Job | Up to and including the line with "const pLeft = 105, pRight", write out the listing from its first line, minus the pictures.

Available data |
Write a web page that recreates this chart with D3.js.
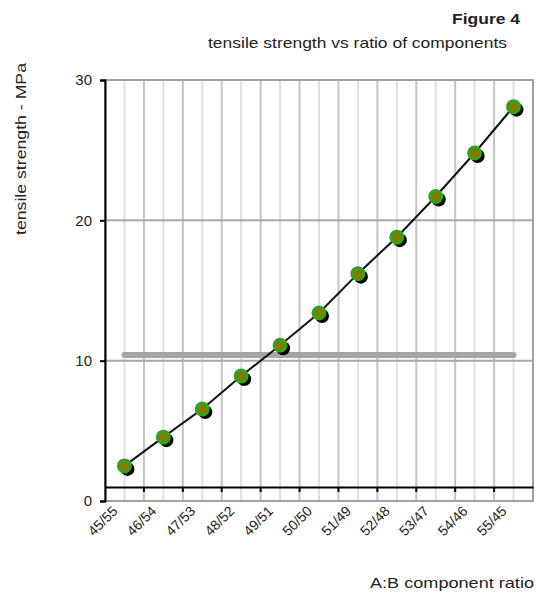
<!DOCTYPE html>
<html>
<head>
<meta charset="utf-8">
<script src="https://cdn.jsdelivr.net/npm/d3@7"></script>
<style>
  html, body { margin: 0; padding: 0; background: #fff; }
  text { font-family: "Liberation Sans", Arial, sans-serif; fill: #222; }
</style>
</head>
<body>
<svg id="chart" width="537" height="597"></svg>
<script>
const categories = ["45/55","46/54","47/53","48/52","49/51","50/50","51/49","52/48","53/47","54/46","55/45"];
const strength = [2.5, 4.55, 6.55, 8.9, 11.1, 13.4, 16.2, 18.8, 21.7, 24.8, 28.1];
const referenceLevel = 10.4;
const yTicks = [0, 10, 20, 30];
const xAxisCross = 1;

(function () {
const svg = d3.select("#chart");
const pLeft = 105, pRight = 533, pTop = 80, pBottom = 501;

const x = d3.scaleBand().domain(categories).range([pLeft, pRight]).padding(0);
const y = d3.scaleLinear().domain([0, 30]).range([pBottom, pTop]);
const cx = d => x(d) + x.bandwidth() / 2;

// minor vertical gridlines (category centres)
svg.append("g").selectAll("line").data(categories).join("line")
  .attr("x1", cx).attr("x2", cx).attr("y1", pTop).attr("y2", pBottom)
  .attr("stroke", "#e0e0e0").attr("stroke-width", 2);

// major vertical gridlines (category boundaries)
svg.append("g").selectAll("line").data(categories.slice(1)).join("line")
  .attr("x1", d => x(d)).attr("x2", d => x(d)).attr("y1", pTop).attr("y2", pBottom)
  .attr("stroke", "#c4c4c4").attr("stroke-width", 2);

// horizontal gridlines
svg.append("g").selectAll("line").data(yTicks.filter(t => t > 0 && t < 30)).join("line")
  .attr("x1", pLeft).attr("x2", pRight).attr("y1", d => y(d)).attr("y2", d => y(d))
  .attr("stroke", "#a8a8a8").attr("stroke-width", 2);

// plot border
svg.append("rect").attr("x", pLeft).attr("y", pTop).attr("width", pRight - pLeft).attr("height", pBottom - pTop)
  .attr("fill", "none").attr("stroke", "#a0a0a0").attr("stroke-width", 2);

// reference bar
svg.append("line")
  .attr("x1", cx(categories[0])).attr("x2", cx(categories[categories.length - 1]))
  .attr("y1", y(referenceLevel)).attr("y2", y(referenceLevel))
  .attr("stroke", "#a6a6a6").attr("stroke-width", 6).attr("stroke-linecap", "round");

// y axis
const yAxis = d3.axisLeft(y).tickValues(yTicks).tickSize(5).tickPadding(8).tickFormat(d3.format("d"));
const gy = svg.append("g").attr("transform", `translate(${pLeft},0)`).call(yAxis);
gy.select(".domain").attr("stroke", "#000").attr("stroke-width", 2);
gy.selectAll(".tick line").attr("stroke", "#000").attr("stroke-width", 2);
gy.selectAll(".tick text").style("font-size", "15px").style("font-family", "Liberation Sans, Arial, sans-serif").attr("fill", "#333");

// x axis (crossing at value 1)
const xAxis = d3.axisBottom(x).tickSize(0).tickFormat("");
const gx = svg.append("g").attr("transform", `translate(0,${y(xAxisCross)})`).call(xAxis);
gx.select(".domain").attr("stroke", "#000").attr("stroke-width", 2);
gx.selectAll(".bound").data(categories.slice(1)).join("line").attr("class", "bound")
  .attr("x1", d => x(d)).attr("x2", d => x(d)).attr("y1", 0).attr("y2", 5)
  .attr("stroke", "#000").attr("stroke-width", 2);

// x labels rotated
svg.append("g").selectAll("text").data(categories).join("text")
  .attr("transform", d => `translate(${cx(d) - 6},${pBottom + 11}) rotate(-45)`)
  .attr("text-anchor", "end")
  .style("font-size", "14px")
  .attr("fill", "#333")
  .text(d => d);

// line
const line = d3.line().x((d, i) => cx(categories[i])).y(d => y(d));
svg.append("path").datum(strength).attr("d", line)
  .attr("fill", "none").attr("stroke", "#111").attr("stroke-width", 2);

// shadows
svg.append("g").selectAll("circle").data(strength).join("circle")
  .attr("cx", (d, i) => cx(categories[i]) + 3).attr("cy", d => y(d) + 3).attr("r", 7)
  .attr("fill", "#000");

// markers
svg.append("g").selectAll("circle").data(strength).join("circle")
  .attr("cx", (d, i) => cx(categories[i])).attr("cy", d => y(d)).attr("r", 6)
  .attr("fill", "#857a00").attr("stroke", "#2fa41c").attr("stroke-width", 3);

// titles
svg.append("text").attr("x", 520).attr("y", 24).attr("text-anchor", "end")
  .style("font-size", "14px").style("font-weight", "bold").attr("fill", "#111")
  .attr("textLength", 68).attr("lengthAdjust", "spacingAndGlyphs").text("Figure 4");
svg.append("text").attr("x", 507).attr("y", 48).attr("text-anchor", "end")
  .style("font-size", "15px").attr("fill", "#111")
  .attr("textLength", 299).attr("lengthAdjust", "spacingAndGlyphs")
  .text("tensile strength vs ratio of components");
svg.append("text").attr("x", 534).attr("y", 588).attr("text-anchor", "end")
  .style("font-size", "15px").attr("fill", "#222")
  .attr("textLength", 164).attr("lengthAdjust", "spacingAndGlyphs")
  .text("A:B component ratio");
svg.append("text").attr("transform", "translate(26,149) rotate(-90)").attr("text-anchor", "middle")
  .style("font-size", "14px").attr("fill", "#222")
  .attr("textLength", 172).attr("lengthAdjust", "spacingAndGlyphs")
  .text("tensile strength - MPa");
})();
</script>
</body>
</html>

Reply |
Write a web page that recreates this chart with D3.js.
<!DOCTYPE html>
<html>
<head>
<meta charset="utf-8">
<script src="https://cdn.jsdelivr.net/npm/d3@7"></script>
<style>
  html, body { margin: 0; padding: 0; background: #fff; }
  text { font-family: "Liberation Sans", Arial, sans-serif; fill: #222; }
</style>
</head>
<body>
<svg id="chart" width="537" height="597"></svg>
<script>
const categories = ["45/55","46/54","47/53","48/52","49/51","50/50","51/49","52/48","53/47","54/46","55/45"];
const strength = [2.5, 4.55, 6.55, 8.9, 11.1, 13.4, 16.2, 18.8, 21.7, 24.8, 28.1];
const referenceLevel = 10.4;
const yTicks = [0, 10, 20, 30];
const xAxisCross = 1;

(function () {
const svg = d3.select("#chart");
const pLeft = 105, pRight = 533, pTop = 80, pBottom = 501;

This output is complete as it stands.